◆ **Directions for this task**:
Write out all the lines again, precisely as they stand, but without the images.
Start of Source data
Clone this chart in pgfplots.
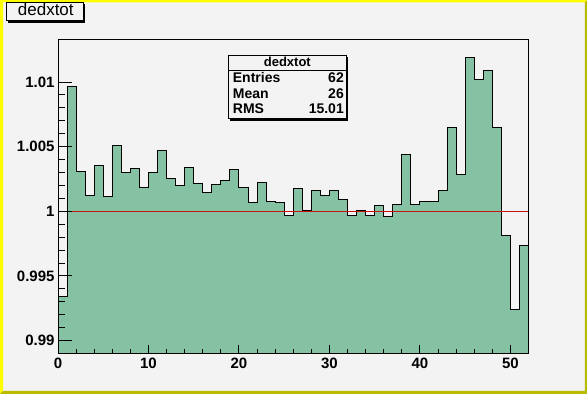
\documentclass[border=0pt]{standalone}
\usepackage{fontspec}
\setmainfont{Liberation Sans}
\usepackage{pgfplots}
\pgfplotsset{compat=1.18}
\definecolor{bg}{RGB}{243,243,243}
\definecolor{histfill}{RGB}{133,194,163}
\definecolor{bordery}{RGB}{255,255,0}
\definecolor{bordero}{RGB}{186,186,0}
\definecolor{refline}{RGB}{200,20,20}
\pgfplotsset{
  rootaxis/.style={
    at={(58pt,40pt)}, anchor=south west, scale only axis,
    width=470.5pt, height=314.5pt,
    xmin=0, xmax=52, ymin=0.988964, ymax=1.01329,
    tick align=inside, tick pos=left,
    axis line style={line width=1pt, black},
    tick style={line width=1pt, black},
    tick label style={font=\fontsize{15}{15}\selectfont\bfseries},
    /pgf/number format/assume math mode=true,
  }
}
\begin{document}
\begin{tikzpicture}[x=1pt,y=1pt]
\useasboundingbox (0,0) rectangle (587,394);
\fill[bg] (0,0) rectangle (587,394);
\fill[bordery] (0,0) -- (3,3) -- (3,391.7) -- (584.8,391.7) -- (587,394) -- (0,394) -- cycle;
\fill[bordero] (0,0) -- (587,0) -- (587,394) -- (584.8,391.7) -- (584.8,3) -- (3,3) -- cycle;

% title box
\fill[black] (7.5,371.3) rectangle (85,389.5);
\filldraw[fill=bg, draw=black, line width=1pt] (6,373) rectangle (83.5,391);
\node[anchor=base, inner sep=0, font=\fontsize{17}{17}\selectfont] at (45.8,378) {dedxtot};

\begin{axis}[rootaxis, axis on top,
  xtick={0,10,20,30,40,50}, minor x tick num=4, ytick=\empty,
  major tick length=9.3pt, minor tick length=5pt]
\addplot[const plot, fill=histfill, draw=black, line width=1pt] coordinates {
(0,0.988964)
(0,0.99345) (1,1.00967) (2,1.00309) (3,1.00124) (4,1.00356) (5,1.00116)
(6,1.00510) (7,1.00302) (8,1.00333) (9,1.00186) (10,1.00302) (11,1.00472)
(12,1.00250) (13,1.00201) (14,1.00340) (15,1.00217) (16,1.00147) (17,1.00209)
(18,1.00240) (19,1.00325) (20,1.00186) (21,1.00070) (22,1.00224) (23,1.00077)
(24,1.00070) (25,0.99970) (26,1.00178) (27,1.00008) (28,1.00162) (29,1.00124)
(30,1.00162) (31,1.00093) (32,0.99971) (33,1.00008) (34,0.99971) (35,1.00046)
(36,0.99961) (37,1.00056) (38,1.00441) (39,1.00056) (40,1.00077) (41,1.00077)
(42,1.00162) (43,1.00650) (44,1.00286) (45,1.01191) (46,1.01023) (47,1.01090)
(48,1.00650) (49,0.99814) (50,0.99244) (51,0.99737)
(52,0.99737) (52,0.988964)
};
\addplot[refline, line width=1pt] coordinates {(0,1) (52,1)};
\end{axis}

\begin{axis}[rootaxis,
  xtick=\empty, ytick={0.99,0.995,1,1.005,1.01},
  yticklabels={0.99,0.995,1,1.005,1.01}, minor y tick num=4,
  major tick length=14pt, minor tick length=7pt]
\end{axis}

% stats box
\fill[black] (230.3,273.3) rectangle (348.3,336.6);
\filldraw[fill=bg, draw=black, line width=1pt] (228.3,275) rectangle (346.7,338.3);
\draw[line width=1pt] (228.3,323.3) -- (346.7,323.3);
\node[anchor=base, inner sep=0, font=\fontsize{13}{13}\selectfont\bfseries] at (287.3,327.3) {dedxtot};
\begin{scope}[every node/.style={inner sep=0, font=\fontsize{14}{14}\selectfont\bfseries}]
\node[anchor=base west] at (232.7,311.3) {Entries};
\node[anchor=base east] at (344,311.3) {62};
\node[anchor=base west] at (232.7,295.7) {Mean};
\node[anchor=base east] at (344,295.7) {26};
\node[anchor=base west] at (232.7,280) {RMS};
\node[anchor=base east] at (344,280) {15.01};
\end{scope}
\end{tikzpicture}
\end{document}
End of Source data
◆ **Written answer**:
Clone this chart in pgfplots.
\documentclass[border=0pt]{standalone}
\usepackage{fontspec}
\setmainfont{Liberation Sans}
\usepackage{pgfplots}
\pgfplotsset{compat=1.18}
\definecolor{bg}{RGB}{243,243,243}
\definecolor{histfill}{RGB}{133,194,163}
\definecolor{bordery}{RGB}{255,255,0}
\definecolor{bordero}{RGB}{186,186,0}
\definecolor{refline}{RGB}{200,20,20}
\pgfplotsset{
  rootaxis/.style={
    at={(58pt,40pt)}, anchor=south west, scale only axis,
    width=470.5pt, height=314.5pt,
    xmin=0, xmax=52, ymin=0.988964, ymax=1.01329,
    tick align=inside, tick pos=left,
    axis line style={line width=1pt, black},
    tick style={line width=1pt, black},
    tick label style={font=\fontsize{15}{15}\selectfont\bfseries},
    /pgf/number format/assume math mode=true,
  }
}
\begin{document}
\begin{tikzpicture}[x=1pt,y=1pt]
\useasboundingbox (0,0) rectangle (587,394);
\fill[bg] (0,0) rectangle (587,394);
\fill[bordery] (0,0) -- (3,3) -- (3,391.7) -- (584.8,391.7) -- (587,394) -- (0,394) -- cycle;
\fill[bordero] (0,0) -- (587,0) -- (587,394) -- (584.8,391.7) -- (584.8,3) -- (3,3) -- cycle;

% title box
\fill[black] (7.5,371.3) rectangle (85,389.5);
\filldraw[fill=bg, draw=black, line width=1pt] (6,373) rectangle (83.5,391);
\node[anchor=base, inner sep=0, font=\fontsize{17}{17}\selectfont] at (45.8,378) {dedxtot};

\begin{axis}[rootaxis, axis on top,
  xtick={0,10,20,30,40,50}, minor x tick num=4, ytick=\empty,
  major tick length=9.3pt, minor tick length=5pt]
\addplot[const plot, fill=histfill, draw=black, line width=1pt] coordinates {
(0,0.988964)
(0,0.99345) (1,1.00967) (2,1.00309) (3,1.00124) (4,1.00356) (5,1.00116)
(6,1.00510) (7,1.00302) (8,1.00333) (9,1.00186) (10,1.00302) (11,1.00472)
(12,1.00250) (13,1.00201) (14,1.00340) (15,1.00217) (16,1.00147) (17,1.00209)
(18,1.00240) (19,1.00325) (20,1.00186) (21,1.00070) (22,1.00224) (23,1.00077)
(24,1.00070) (25,0.99970) (26,1.00178) (27,1.00008) (28,1.00162) (29,1.00124)
(30,1.00162) (31,1.00093) (32,0.99971) (33,1.00008) (34,0.99971) (35,1.00046)
(36,0.99961) (37,1.00056) (38,1.00441) (39,1.00056) (40,1.00077) (41,1.00077)
(42,1.00162) (43,1.00650) (44,1.00286) (45,1.01191) (46,1.01023) (47,1.01090)
(48,1.00650) (49,0.99814) (50,0.99244) (51,0.99737)
(52,0.99737) (52,0.988964)
};
\addplot[refline, line width=1pt] coordinates {(0,1) (52,1)};
\end{axis}

\begin{axis}[rootaxis,
  xtick=\empty, ytick={0.99,0.995,1,1.005,1.01},
  yticklabels={0.99,0.995,1,1.005,1.01}, minor y tick num=4,
  major tick length=14pt, minor tick length=7pt]
\end{axis}

% stats box
\fill[black] (230.3,273.3) rectangle (348.3,336.6);
\filldraw[fill=bg, draw=black, line width=1pt] (228.3,275) rectangle (346.7,338.3);
\draw[line width=1pt] (228.3,323.3) -- (346.7,323.3);
\node[anchor=base, inner sep=0, font=\fontsize{13}{13}\selectfont\bfseries] at (287.3,327.3) {dedxtot};
\begin{scope}[every node/.style={inner sep=0, font=\fontsize{14}{14}\selectfont\bfseries}]
\node[anchor=base west] at (232.7,311.3) {Entries};
\node[anchor=base east] at (344,311.3) {62};
\node[anchor=base west] at (232.7,295.7) {Mean};
\node[anchor=base east] at (344,295.7) {26};
\node[anchor=base west] at (232.7,280) {RMS};
\node[anchor=base east] at (344,280) {15.01};
\end{scope}
\end{tikzpicture}
\end{document}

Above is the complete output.